Regulating price has a downside as evidenced by undercapitalized insurers “that tried to fit their balance sheet size inside the prices the regulators would allow,” the report noted. A bleak reminder of the 10 insurer insolvencies in Florida since 2019.

Mitigation initiatives like promoting better building codes to increase home resilience to loss will assist both homeowners and insurers overall.

Consistent review and management of the book of business combined with an insurer’s expertise and business appetite will also assist in negating outside factors impacting rates and profitability.

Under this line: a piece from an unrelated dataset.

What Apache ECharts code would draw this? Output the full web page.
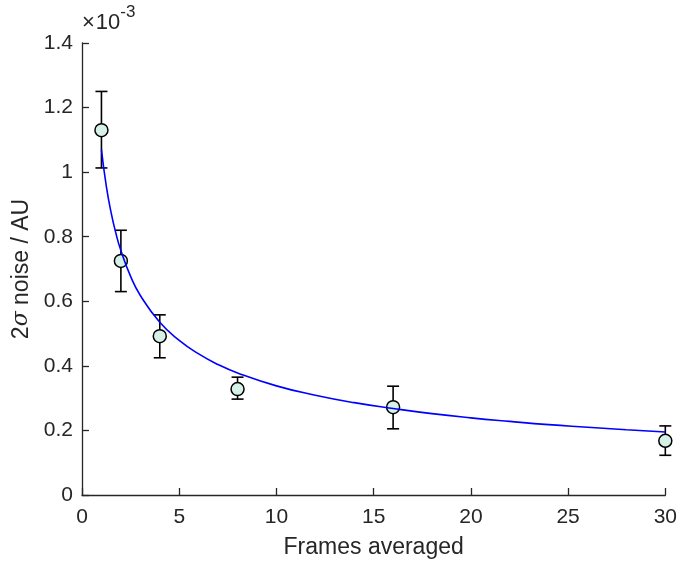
<!DOCTYPE html>
<html>
<head>
<meta charset="utf-8">
<script src="https://cdn.jsdelivr.net/npm/echarts@6/dist/echarts.min.js"></script>
<style>html,body{margin:0;padding:0;background:#fff}#c{width:680px;height:564px}</style>
</head>
<body>
<div id="c"></div>
<script>
// Data (y in units of 1e-3 AU)
const frames = [1, 2, 4, 8, 16, 30];
const noise = [1.13, 0.725, 0.492, 0.328, 0.272, 0.168];
const errLow = [1.013, 0.630, 0.425, 0.297, 0.205, 0.123];
const errHigh = [1.250, 0.820, 0.558, 0.365, 0.337, 0.214];
// Fitted curve
const fitX = [1, 1.25, 1.5, 1.75, 2, 2.5, 3, 4, 5, 6, 7, 8, 10, 12, 14, 16, 18, 20, 22, 24, 26, 28, 30];
const fitY = [1.07, 0.957, 0.874, 0.809, 0.757, 0.677, 0.618, 0.535, 0.479, 0.437, 0.404, 0.378, 0.338, 0.309, 0.286, 0.268, 0.252, 0.239, 0.228, 0.218, 0.210, 0.202, 0.195];
const xTicks = [0, 5, 10, 15, 20, 25, 30];
const yTicks = [0, 0.2, 0.4, 0.6, 0.8, 1, 1.2, 1.4];

const FONT = '"Liberation Sans", Arial, Helvetica, sans-serif';
const AX = '#262626';

const chart = echarts.init(document.getElementById('c'));
chart.setOption({
  animation: false,
  backgroundColor: '#fff',
  grid: { left: 82, right: 12, top: 43, bottom: 64, containLabel: false },
  xAxis: {
    type: 'value', min: 0, max: 30, interval: 5,
    name: 'Frames averaged', nameLocation: 'middle', nameGap: 41,
    nameTextStyle: { fontFamily: FONT, fontSize: 23, color: AX },
    axisLine: { show: true, lineStyle: { color: AX, width: 1.3 } },
    axisTick: { show: true, inside: true, length: 7, lineStyle: { color: AX, width: 1.3 } },
    axisLabel: { fontFamily: FONT, fontSize: 21, color: AX, margin: 12 },
    splitLine: { show: false }
  },
  yAxis: {
    type: 'value', min: 0, max: 1.4, interval: 0.2,
    name: '{n|2}{s|σ}{n| noise / AU}', nameLocation: 'middle', nameGap: 40, nameRotate: 90,
    nameTextStyle: {
      color: AX,
      rich: {
        n: { fontFamily: FONT, fontSize: 23, color: AX },
        s: { fontFamily: '"DejaVu Serif", serif', fontStyle: 'italic', fontSize: 22, color: AX }
      }
    },
    axisLine: { show: true, lineStyle: { color: AX, width: 1.3 } },
    axisTick: { show: true, inside: true, length: 7, lineStyle: { color: AX, width: 1.3 } },
    axisLabel: { fontFamily: FONT, fontSize: 21, color: AX, margin: 9,
      formatter: v => String(Math.round(v * 10) / 10) },
    splitLine: { show: false }
  },
  graphic: [{
    type: 'text', left: 82, top: 4,
    style: {
      text: '{x|×}{t|10}{e|-3}',
      rich: {
        x: { fontFamily: FONT, fontSize: 22, fill: AX, padding: [8, 1, 0, 0] },
        t: { fontFamily: FONT, fontSize: 22, fill: AX, padding: [8, 0, 0, 0] },
        e: { fontFamily: FONT, fontSize: 17, fill: AX, padding: [0, 0, 12, 0] }
      }
    }
  }],
  series: [
    {
      type: 'custom',
      name: 'err',
      data: frames.map((f, i) => [f, errLow[i], errHigh[i]]),
      renderItem: (params, api) => {
        const lo = api.coord([api.value(0), api.value(1)]);
        const hi = api.coord([api.value(0), api.value(2)]);
        const hw = 6;
        const st = { stroke: '#000', lineWidth: 1.6, fill: 'none' };
        return {
          type: 'group',
          children: [
            { type: 'line', shape: { x1: lo[0], y1: lo[1], x2: hi[0], y2: hi[1] }, style: st },
            { type: 'line', shape: { x1: lo[0] - hw, y1: lo[1], x2: lo[0] + hw, y2: lo[1] }, style: st },
            { type: 'line', shape: { x1: hi[0] - hw, y1: hi[1], x2: hi[0] + hw, y2: hi[1] }, style: st }
          ]
        };
      },
      z: 2
    },
    {
      type: 'scatter',
      data: frames.map((f, i) => [f, noise[i]]),
      symbol: 'circle', symbolSize: 13,
      itemStyle: { color: '#d6f2e6', borderColor: '#000', borderWidth: 1.5, opacity: 1 },
      z: 3
    },
    {
      type: 'line',
      data: fitX.map((x, i) => [x, fitY[i]]),
      smooth: true, showSymbol: false, symbol: 'none',
      lineStyle: { color: '#0000ff', width: 1.6 },
      z: 4
    }
  ]
});
</script>
</body>
</html>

Aon’s analysis showed how single state monoline carriers do better because of deep relationships stakeholders in their markets, while national multiline carriers struggle in states with many wildfires and thunderstorms.

Aon found that for a diversified national insurer, the target combined ratios fall into three main categories:

  1. Peak (TX/NY)
  2. Other hurricane-exposed states
  3. States not materially exposed to hurricanes

The analysis also highlighted how reinsurance allows peak states, like Texas and New York, to mitigate their combined ratios.

Reinsurance buying habits vary significantly amongst the specialists depending on their geographic footprint, the report found.

“Midwest insurers buy limits to higher return periods than Northeast insurers because of the trade-off between modeled tail loss (Northeast hurricane is riskier than Midwest thunderstorm) and the pricing levels in the reinsurance market (Midwest thunderstorm tends to be priced lower as a diversifying peril), the report stated.

Aon noted that “direct written premiums increased from $86 billion in 2014 to $132 billion in 2022, with a projected $144 billion for 2023 given prospective rate activity (and assuming no further growth).”

It is likely that given the rate hikes seen across the homeowners market, “policyholders changing insurers will prevent the industry from realizing the full aggregate benefit of the individual carriers’ rate actions.”